You Feel Disconnected
When it feels as though you and your spouse are just going through the motions of living together, paying the bills, doing the chores, taking care of the kids, rather than actually connecting and working at your lives together, that’s a sign that things need to change. Sometimes, that sense of disconnection can be so pervasive that you both can feel alone and isolated even when you’re together. “Feeling alone with your mate indicates the loss of warmth and togetherness often found in good marriages,” says Dr. Gail Gross, a nationally recognized family and child development expert, author, and lecturer. “There is nothing as lonely as being alone in a marriage.”
You Fight Dirty
Even the healthiest marriages have disagreements. Those disagreements even turn into full-blown fights at times. But, if you hit below the belt during an argument, or fall back on using remarks that are designed to hurt, as opposed to constructive comments that address the problem, that’s a sign that the marriage is in trouble. According to Gross, “Phrases such as, ‘I hate you,’ ‘pack your bags,’ ‘I never want to see you again,’ or ‘I want a divorce,’ can actually force you into a situation from which there is no return.”
You Hold Grudges
In a marriage, you have to let things go. You’re not always going to agree, you’re not always going to get along, and inevitably, one of you is going to piss the other one off. The key is, when that happens, to be able to let it go. If you hold on to resentments or harbor bad feelings, they will infect every other aspect of how you and your spouse relate to each other. If you’re harboring grudges, then it’s time to get help. “This failure to resolve or to forgive needs to be worked out,” says Marin County–based marriage and family therapist Jacob Brown, “or it can inhibit any communication and affection between the partners.”
You Fantasize About Leaving
Okay, let’s be honest. In the wake of a particularly frustrating argument, we’ve all thought about just packing up and splitting town. But, once the anger has passed, those thoughts dissipate and you and your spouse move on with your lives. However, when those feelings begin to become more persistent, and you start actually imagining life as a single person, or with another partner, it’s a sign that you’ve checked out of this relationship. “If one of the partners is thinking about [leaving] on a regular basis,” says Brown, “checking apartment listings, going online to search for information on divorce, this represents a significant problem.”

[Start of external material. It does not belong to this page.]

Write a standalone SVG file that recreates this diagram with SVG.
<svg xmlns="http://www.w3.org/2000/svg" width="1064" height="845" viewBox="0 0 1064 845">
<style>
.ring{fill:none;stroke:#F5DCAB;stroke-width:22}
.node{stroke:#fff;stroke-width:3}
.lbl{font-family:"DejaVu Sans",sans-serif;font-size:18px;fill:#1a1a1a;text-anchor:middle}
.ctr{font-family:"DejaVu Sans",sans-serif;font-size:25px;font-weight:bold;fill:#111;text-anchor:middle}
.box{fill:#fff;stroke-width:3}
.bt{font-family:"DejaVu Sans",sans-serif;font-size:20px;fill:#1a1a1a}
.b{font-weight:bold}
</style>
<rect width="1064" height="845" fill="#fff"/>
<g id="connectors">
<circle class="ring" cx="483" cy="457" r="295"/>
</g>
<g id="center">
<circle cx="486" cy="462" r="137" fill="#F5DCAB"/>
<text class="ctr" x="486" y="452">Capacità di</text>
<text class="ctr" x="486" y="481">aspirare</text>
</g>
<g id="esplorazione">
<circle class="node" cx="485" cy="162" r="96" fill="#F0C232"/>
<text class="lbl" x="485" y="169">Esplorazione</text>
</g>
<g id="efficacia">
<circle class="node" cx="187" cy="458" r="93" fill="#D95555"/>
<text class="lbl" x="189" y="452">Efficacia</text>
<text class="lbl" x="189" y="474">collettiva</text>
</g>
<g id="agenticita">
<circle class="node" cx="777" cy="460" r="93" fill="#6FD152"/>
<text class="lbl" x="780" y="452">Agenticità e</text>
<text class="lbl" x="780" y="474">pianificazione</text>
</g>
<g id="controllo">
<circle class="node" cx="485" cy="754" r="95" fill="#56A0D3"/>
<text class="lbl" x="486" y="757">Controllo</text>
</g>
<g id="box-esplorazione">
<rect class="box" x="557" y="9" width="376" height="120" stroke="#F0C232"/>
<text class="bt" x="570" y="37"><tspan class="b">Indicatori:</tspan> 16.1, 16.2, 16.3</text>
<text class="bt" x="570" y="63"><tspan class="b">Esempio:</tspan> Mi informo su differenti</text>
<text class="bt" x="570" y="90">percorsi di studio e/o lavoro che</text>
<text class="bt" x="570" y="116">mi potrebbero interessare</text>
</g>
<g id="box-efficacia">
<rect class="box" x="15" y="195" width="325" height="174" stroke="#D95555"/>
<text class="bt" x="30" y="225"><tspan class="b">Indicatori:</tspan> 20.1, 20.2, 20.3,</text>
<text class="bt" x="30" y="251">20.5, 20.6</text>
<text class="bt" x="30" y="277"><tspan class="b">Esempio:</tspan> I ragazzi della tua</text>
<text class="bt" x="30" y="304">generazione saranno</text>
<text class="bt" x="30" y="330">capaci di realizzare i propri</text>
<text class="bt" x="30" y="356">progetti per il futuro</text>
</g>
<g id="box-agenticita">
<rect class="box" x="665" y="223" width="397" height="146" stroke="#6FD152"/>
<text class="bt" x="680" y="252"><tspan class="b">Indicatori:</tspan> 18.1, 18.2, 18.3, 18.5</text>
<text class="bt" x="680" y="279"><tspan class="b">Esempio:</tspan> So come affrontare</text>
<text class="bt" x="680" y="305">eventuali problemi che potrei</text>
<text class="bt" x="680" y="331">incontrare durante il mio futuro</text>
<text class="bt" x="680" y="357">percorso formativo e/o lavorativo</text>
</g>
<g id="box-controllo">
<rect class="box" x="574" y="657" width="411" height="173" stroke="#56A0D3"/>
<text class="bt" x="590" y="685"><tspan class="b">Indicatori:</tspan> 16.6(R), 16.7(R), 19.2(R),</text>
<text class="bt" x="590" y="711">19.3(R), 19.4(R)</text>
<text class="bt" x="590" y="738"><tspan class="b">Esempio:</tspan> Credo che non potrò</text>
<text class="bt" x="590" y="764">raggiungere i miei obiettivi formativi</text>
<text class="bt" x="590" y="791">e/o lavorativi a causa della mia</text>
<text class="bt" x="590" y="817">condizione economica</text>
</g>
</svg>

You Can’t See a Future Together
This might represent the rock-bottom moment in a marriage that is in need of counseling. When you look ahead to your future, do you imagine sharing it with your spouse? Can you see yourself actually growing old with this person and living with them every day? If not, then you need to ask yourself what has changed and why. “If you can no longer visualize a life together filled with happiness and optimism,” says Gross, “your marriage can’t be happy.”